Switzerland is a country that has it pretty bad on the way cars are sold, to be owned, taxed and so on. Despite this, the Swiss do like their cars.
I suppose you have to in a country where car passion is borderline on illegal, willingness to change cars is something worth fighting for.
This is where the problems came up. Recently, due to to conversion rates, the Swiss began shopping cars in neighboring countries such as Germany and France.
Since the Euro was much cheaper than usual and due to adjusted pricing policies, the new shoppers could save thousands on the purchase of a new car.
At this point, BMW intervened to cut some of their losses and to keep Swiss customers from buying their cars outside their country of residence.
Swiss regulators on competition quickly caught on to this situation and eventually ended up fining the Bavarian car maker for the unpleasant situation.
We’re not very sure of the sort of fines imposed in such situations but we do know how much BMW was charged for this problem.

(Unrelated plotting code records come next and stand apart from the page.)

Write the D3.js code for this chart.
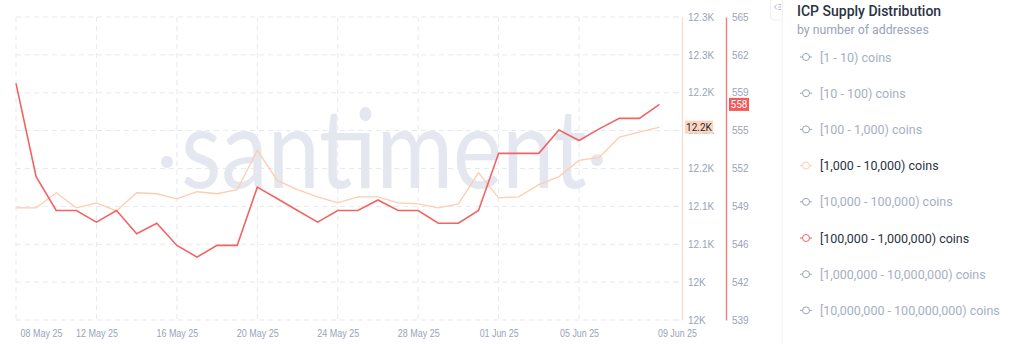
<!DOCTYPE html>
<html>
<head>
<meta charset="utf-8">
<title>ICP Supply Distribution</title>
<script src="https://d3js.org/d3.v7.min.js"></script>
<style>
    body { margin: 0; background: #fff; }
    svg { display: block; font-family: Roboto, "Liberation Sans", sans-serif; }
</style>
</head>
<body>
<svg width="1024" height="344"></svg>
<script>
    // data
    var dates = ["2025-05-08","2025-05-09","2025-05-10","2025-05-11","2025-05-12","2025-05-13","2025-05-14",
        "2025-05-15","2025-05-16","2025-05-17","2025-05-18","2025-05-19","2025-05-20","2025-05-21","2025-05-22",
        "2025-05-23","2025-05-24","2025-05-25","2025-05-26","2025-05-27","2025-05-28","2025-05-29","2025-05-30",
        "2025-05-31","2025-06-01","2025-06-02","2025-06-03","2025-06-04","2025-06-05","2025-06-06","2025-06-07",
        "2025-06-08","2025-06-09"];
    // [100,000 - 1,000,000) coins, right axis
    var bigHolders = [559.3, 551.3, 548.4, 548.4, 547.4, 548.4, 546.4, 547.3, 545.4, 544.4, 545.4, 545.4,
        550.4, 549.4, 548.4, 547.4, 548.4, 548.4, 549.3, 548.4, 548.4, 547.3, 547.3, 548.4,
        553.3, 553.3, 553.3, 555.3, 554.4, 555.4, 556.3, 556.3, 557.5];
    // [1,000 - 10,000) coins, left of the two axes
    var midHolders = [12111, 12111, 12126, 12111, 12116, 12108, 12126, 12125, 12120, 12127, 12125, 12129,
        12168, 12138, 12129, 12122, 12116, 12122, 12122, 12116, 12115, 12111, 12115, 12146,
        12121, 12122, 12134, 12142, 12158, 12161, 12181, 12186, 12191];
    var tickDates = ["2025-05-08","2025-05-12","2025-05-16","2025-05-20","2025-05-24","2025-05-28",
        "2025-06-01","2025-06-05","2025-06-09"];
    var redTicks = [539, 542.25, 545.5, 548.75, 552, 555.25, 558.5, 561.75, 565];
    var orangeTicks = [12000, 12037.5, 12075, 12112.5, 12150, 12187.5, 12225, 12262.5, 12300];
    var legendItems = ["[1 - 10) coins", "[10 - 100) coins", "[100 - 1,000) coins", "[1,000 - 10,000) coins",
        "[10,000 - 100,000) coins", "[100,000 - 1,000,000) coins", "[1,000,000 - 10,000,000) coins",
        "[10,000,000 - 100,000,000) coins"];

    var red = "#f26464", orange = "#fdcdb0", grey = "#9aa3bb";

    var svg = d3.select("svg"),
        margin = {top: 17, left: 16, bottom: 320},
        plotRight = 682;

    var parse = d3.timeParse("%Y-%m-%d");
    var x = d3.scaleTime()
        .domain([parse(dates[0]), parse(dates[dates.length - 1])])
        .range([16, 659.5]);
    var yRed = d3.scaleLinear().domain([539, 565]).range([margin.bottom, margin.top]);
    var yOrange = d3.scaleLinear().domain([12000, 12300]).range([margin.bottom, margin.top]);

    // watermark
    svg.append("text")
        .attr("x", 181).attr("y", 188)
        .attr("textLength", 406)
        .attr("lengthAdjust", "spacingAndGlyphs")
        .style("font-family", "Lato, 'Open Sans', sans-serif")
        .style("font-weight", 400)
        .style("font-size", "110px")
        .attr("fill", "#e4e7f0")
        .text("santiment");
    svg.append("circle").attr("cx", 167).attr("cy", 162).attr("r", 6).attr("fill", "#e4e7f0");
    svg.append("circle").attr("cx", 597).attr("cy", 160).attr("r", 6).attr("fill", "#e4e7f0");

    // grid
    var grid = svg.append("g").attr("stroke", "#e6e9f0").attr("stroke-dasharray", "5,4");
    grid.selectAll(".h")
        .data(redTicks)
        .enter().append("line")
        .attr("x1", margin.left).attr("x2", plotRight - 8)
        .attr("y1", function(d) { return yRed(d); })
        .attr("y2", function(d) { return yRed(d); });
    grid.selectAll(".v")
        .data(tickDates.slice(0, -1))
        .enter().append("line")
        .attr("x1", function(d) { return x(parse(d)); })
        .attr("x2", function(d) { return x(parse(d)); })
        .attr("y1", margin.top).attr("y2", margin.bottom);

    // x axis
    var xAxis = svg.append("g")
        .attr("transform", "translate(0," + margin.bottom + ")")
        .call(d3.axisBottom(x)
            .tickValues(tickDates.map(parse))
            .tickFormat(d3.timeFormat("%d %b %y"))
            .tickSize(0)
            .tickPadding(10));
    xAxis.select(".domain").remove();
    xAxis.selectAll("text")
        .attr("fill", grey)
        .attr("textLength", function(d) { return d.getMonth() === 5 ? 39 : 42; })
        .attr("lengthAdjust", "spacingAndGlyphs")
        .style("font-size", "10.5px");
    xAxis.selectAll(".tick").filter(function(d, i) { return i === 0; }).select("text")
        .attr("text-anchor", "start").attr("dx", 4);
    xAxis.selectAll(".tick").filter(function(d, i) { return i === tickDates.length - 1; }).select("text")
        .attr("text-anchor", "start").attr("dx", -2);

    // orange axis
    var oAxis = svg.append("g")
        .attr("transform", "translate(" + plotRight + ",0)")
        .call(d3.axisRight(yOrange)
            .tickValues(orangeTicks)
            .tickFormat(function(d) { return d3.format(".3~s")(Math.round(d / 100) * 100).replace("k", "K"); })
            .tickSize(0)
            .tickPadding(6));
    oAxis.select(".domain").attr("stroke", "#ffd9c4").attr("stroke-width", 1.2);
    oAxis.selectAll("text").attr("fill", grey).style("font-size", "10px");
    svg.append("g").selectAll("line")
        .data(orangeTicks)
        .enter().append("line")
        .attr("x1", plotRight - 8).attr("x2", plotRight - 3)
        .attr("y1", function(d) { return yOrange(d); })
        .attr("y2", function(d) { return yOrange(d); })
        .attr("stroke", "#dfe3ec");

    // red axis
    var rAxis = svg.append("g")
        .attr("transform", "translate(726,0)")
        .call(d3.axisRight(yRed)
            .tickValues(redTicks)
            .tickFormat(function(d) { return Math.round(d); })
            .tickSize(0)
            .tickPadding(6));
    rAxis.select(".domain").attr("stroke", "#f47c7c").attr("stroke-width", 1.4);
    rAxis.selectAll("text").attr("fill", grey).style("font-size", "10px");

    // lines
    var orangeLine = d3.line()
        .x(function(d, i) { return x(parse(dates[i])); })
        .y(function(d) { return yOrange(d); });
    var redLine = d3.line()
        .x(function(d, i) { return x(parse(dates[i])); })
        .y(function(d) { return yRed(d); });

    svg.append("path").datum(midHolders)
        .attr("fill", "none").attr("stroke", orange).attr("stroke-width", 1.3)
        .attr("d", orangeLine);
    svg.append("path").datum(bigHolders)
        .attr("fill", "none").attr("stroke", red).attr("stroke-width", 1.6)
        .attr("d", redLine);

    // last value badges
    var lastO = midHolders[midHolders.length - 1],
        lastR = bigHolders[bigHolders.length - 1];
    svg.append("rect")
        .attr("x", 685).attr("y", yOrange(lastO) - 6.5)
        .attr("width", 28).attr("height", 13).attr("fill", "#fdd5bd");
    svg.append("text")
        .attr("x", 699).attr("y", yOrange(lastO) + 3.5)
        .attr("text-anchor", "middle").attr("fill", "#22283a")
        .style("font-size", "10px")
        .text(d3.format(".3~s")(Math.round(lastO / 100) * 100).replace("k", "K"));
    svg.append("rect")
        .attr("x", 729).attr("y", yRed(lastR) - 6.5)
        .attr("width", 20).attr("height", 13).attr("fill", "#f25a5a");
    svg.append("text")
        .attr("x", 739).attr("y", yRed(lastR) + 3.5)
        .attr("text-anchor", "middle").attr("fill", "#fff")
        .style("font-size", "10px")
        .text(Math.round(lastR));

    // legend panel
    svg.append("line")
        .attr("x1", 782).attr("x2", 782).attr("y1", 20).attr("y2", 344)
        .attr("stroke", "#eef0f5");
    svg.append("rect")
        .attr("x", 770.5).attr("y", -1).attr("width", 12).attr("height", 21).attr("rx", 3)
        .attr("fill", "#fff").attr("stroke", "#eef0f5");
    svg.append("path")
        .attr("d", "M777,4.5 L774.5,7 L777,9.5 M778.5,4.5 H781 M778.5,7 H781 M778.5,9.5 H781")
        .attr("fill", "none").attr("stroke", "#a3abc2").attr("stroke-width", 0.9);

    svg.append("text")
        .attr("x", 797).attr("y", 16)
        .attr("fill", "#2b3345")
        .style("font-size", "14px").style("font-weight", 500)
        .text("ICP Supply Distribution");
    svg.append("text")
        .attr("x", 797).attr("y", 34)
        .attr("fill", grey)
        .style("font-size", "12.3px")
        .text("by number of addresses");

    var activeColor = {3: orange, 5: red};
    var item = svg.append("g").selectAll("g")
        .data(legendItems)
        .enter().append("g")
        .attr("transform", function(d, i) { return "translate(0," + (57 + i * 36.2) + ")"; });
    item.append("line")
        .attr("x1", 800).attr("x2", 812)
        .attr("stroke", function(d, i) { return activeColor[i] || "#9aa3bb"; });
    item.append("circle")
        .attr("cx", 806).attr("r", 3.5)
        .attr("fill", "#fff")
        .attr("stroke", function(d, i) { return activeColor[i] || "#9aa3bb"; });
    item.append("text")
        .attr("x", 820).attr("y", 4.5)
        .attr("fill", function(d, i) { return activeColor[i] ? "#2b3345" : "#a7afc5"; })
        .style("font-size", "12.5px")
        .text(function(d) { return d; });
</script>
</body>
</html>
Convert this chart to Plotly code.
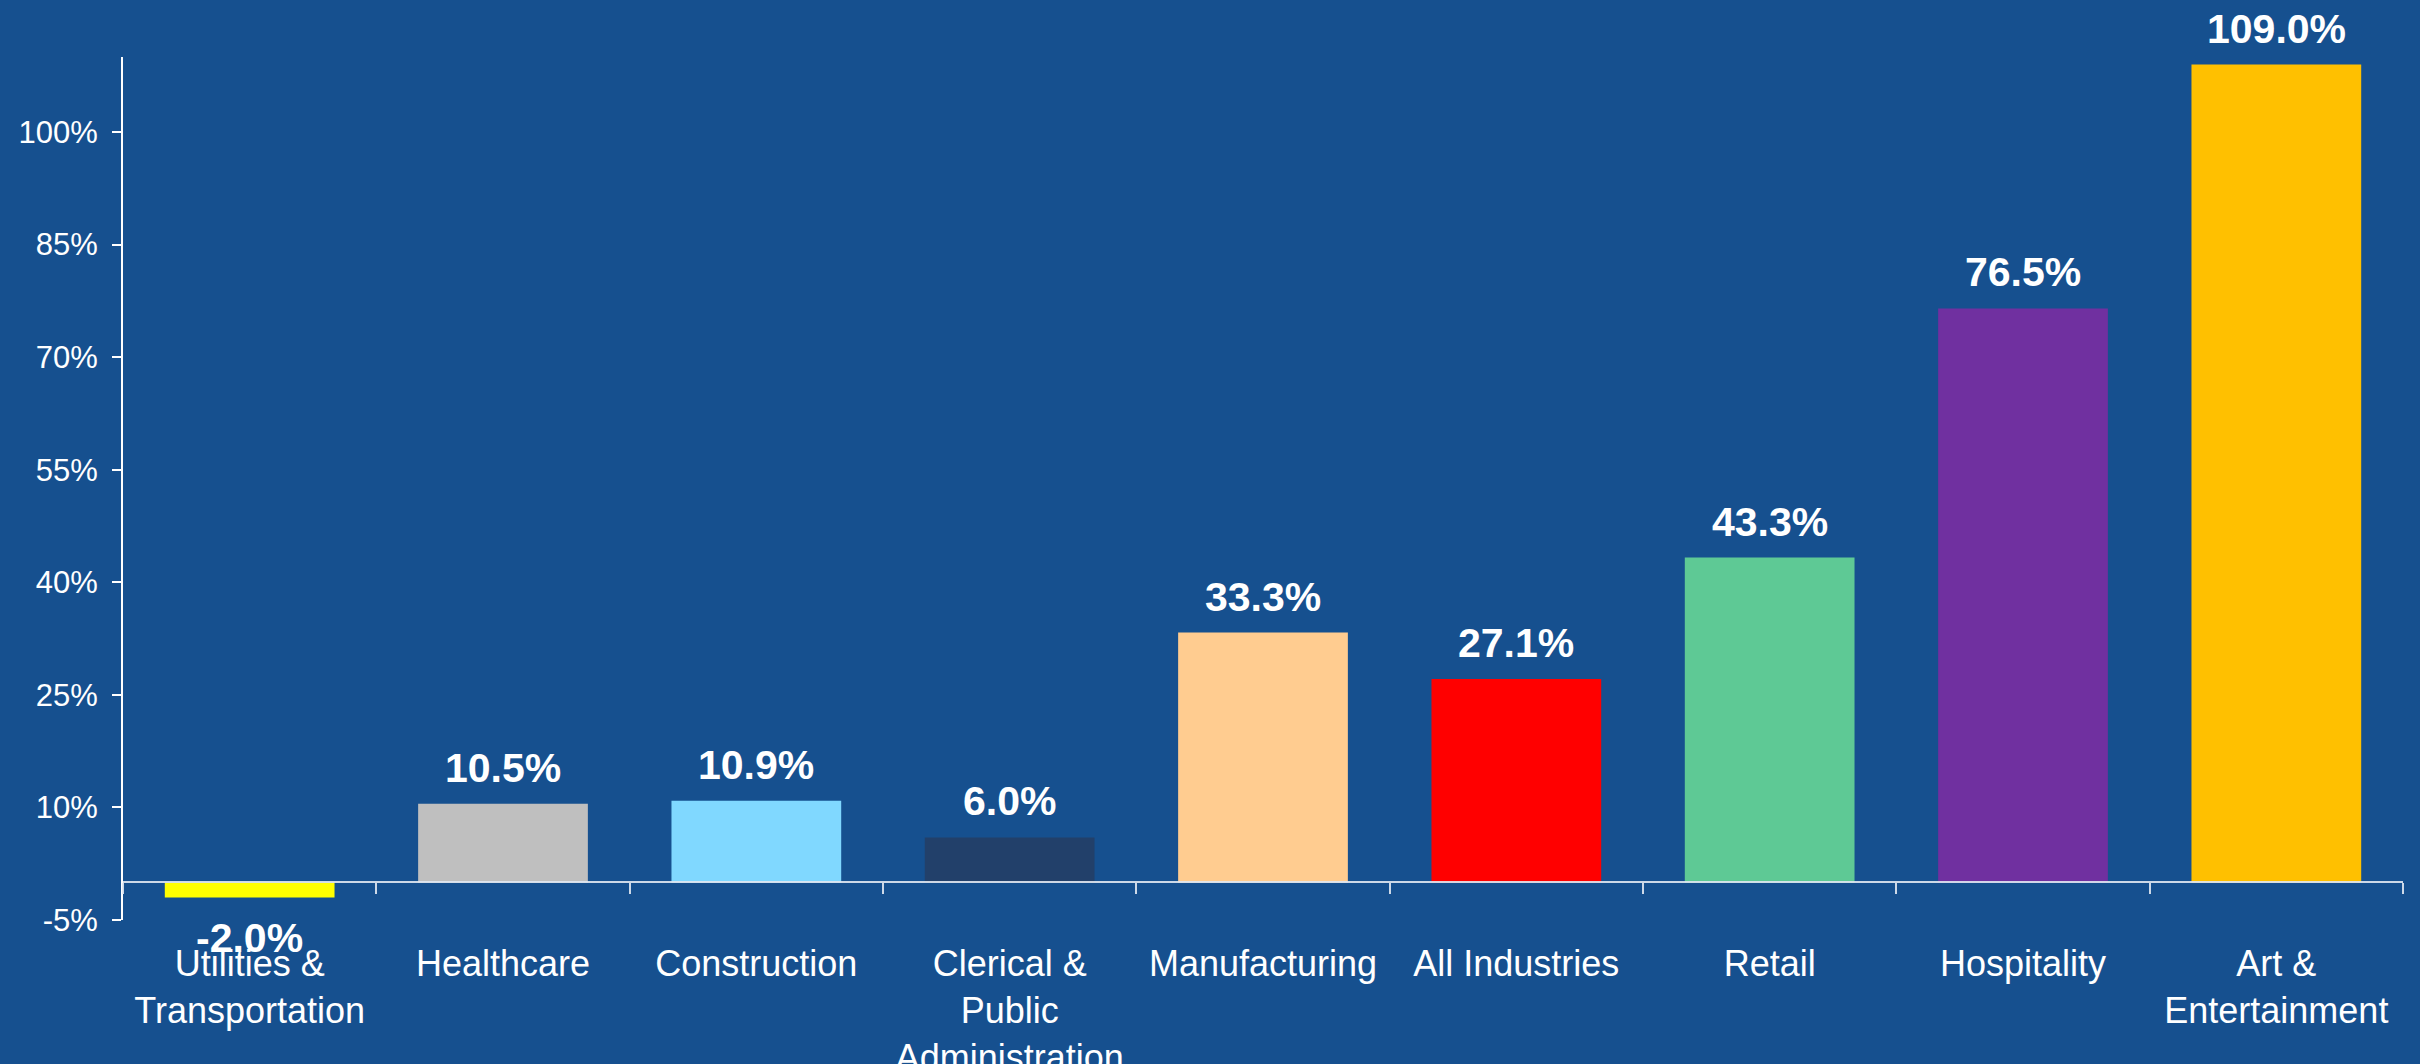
import plotly.graph_objects as go

# Industry categories and their percentage change
categories = [
    "Utilities &<br>Transportation",
    "Healthcare",
    "Construction",
    "Clerical &<br>Public<br>Administration",
    "Manufacturing",
    "All Industries",
    "Retail",
    "Hospitality",
    "Art &<br>Entertainment",
]
values = [-2.0, 10.5, 10.9, 6.0, 33.3, 27.1, 43.3, 76.5, 109.0]
bar_colors = [
    "#FFFF00", "#BFBFBF", "#80D8FF", "#22406A", "#FFCC90",
    "#FF0000", "#5EC995", "#7030A0", "#FFC000",
]
y_ticks = [-5, 10, 25, 40, 55, 70, 85, 100]

BG = "#16508F"
FONT = "Arial, Liberation Sans, sans-serif"
AXIS_LIGHT = "rgba(225,232,242,0.9)"

fig = go.Figure(
    go.Bar(
        x=categories,
        y=values,
        marker=dict(color=bar_colors, line=dict(width=0)),
        hoverinfo="skip",
    )
)

# Bold value labels above (or below, for negatives) each bar
for cat, val in zip(categories, values):
    fig.add_annotation(
        x=cat,
        y=val,
        text=f"<b>{val:.1f}%</b>",
        showarrow=False,
        yanchor="bottom" if val >= 0 else "top",
        yshift=11 if val >= 0 else -16,
        font=dict(family=FONT, size=41, color="white"),
    )

fig.update_layout(
    width=2420,
    height=1064,
    margin=dict(l=123, r=17, t=57, b=144, autoexpand=False),
    paper_bgcolor=BG,
    plot_bgcolor=BG,
    showlegend=False,
    bargap=0.33,
    font=dict(family=FONT, color="white"),
)

fig.update_xaxes(
    type="category",
    anchor="free",
    position=5 / 115,
    automargin=False,
    showline=True,
    linecolor=AXIS_LIGHT,
    linewidth=1.5,
    ticks="outside",
    tickson="boundaries",
    ticklen=11,
    tickwidth=1.5,
    tickcolor=AXIS_LIGHT,
    showgrid=False,
    zeroline=False,
    tickfont=dict(family=FONT, size=36, color="white"),
    ticklabelstandoff=50,
    tickangle=0,
)

fig.update_yaxes(
    range=[-5, 110],
    tickvals=y_ticks,
    ticktext=[f"{v}%" for v in y_ticks],
    automargin=False,
    showline=True,
    linecolor="white",
    linewidth=2,
    ticks="outside",
    ticklen=9,
    tickwidth=2,
    tickcolor="white",
    showgrid=False,
    zeroline=False,
    tickfont=dict(family=FONT, size=31, color="white"),
    ticklabelstandoff=8,
)

fig.write_html("out.html")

It was a 156 million Swiss francs fine, that translates into roughly 163 million USD that the Swiss Competition Commission imposed.
The charge laid out is impeding direct and parallel imports. BMW have responded by saying that they’ll be fighting the decision in a Swiss court.
According to BMW their dealer agreements work under the European Economic Area’s legislation and do not have an impact on actual competition in Switzerland.